Gabbay unfit to be prime minister, says scorned Livni

“"Everyone who saw what happened yesterday knows he is not a candidate for prime minister,” she said. “There is someone who wants to be that."

MK Tzipi Livni participates in a debate in Knesset June 25, 2018 (photo credit: MARC ISRAEL SELLEM/THE JERUSALEM POST)
MK Tzipi Livni participates in a debate in Knesset June 25, 2018
(photo credit: MARC ISRAEL SELLEM/THE JERUSALEM POST)
The mudslinging between Hatnua head Tzipi Livni and Labor leader Avi Gabbay continued to escalate on Wednesday, when Livni said he was unfit to be prime minister.
Since Gabbay’s July 2017 election as Labor leader, Livni would only say that “according to the agreement between us, he is our candidate for prime minister.” When The Jerusalem Post asked her on Tuesday whether she ever truly thought he would be prime minister, Livni politely declined to respond.
But in an Army Radio interview on Wednesday morning, she revealed what she believed all along.
“Everyone who saw what happened yesterday knows he is not a candidate for prime minister,” she said. “He wants to be that.
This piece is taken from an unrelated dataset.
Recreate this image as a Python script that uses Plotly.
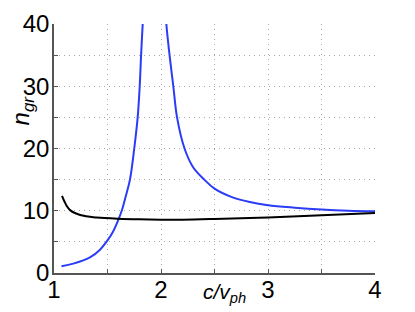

But he has no particular ideology.”
Livni responded with positive affirmation following the interview, when the Post pointed out that she had answered the newspaper’s question from the day before.
Labor responded that while Gabbay showed courage by quitting Prime Minister Benjamin Netanyahu’s current government, Livni will not dismiss the idea of joining a Netanyahu-led government in the future.
Sources in Hatnua said former IDF chief of staff Benny Gantz’s party, Hosen L’Israel (Israel Resilience) sent messages to Livni that report he is not interested in having her run with his party because she is regarded as “too leftist” are untrue.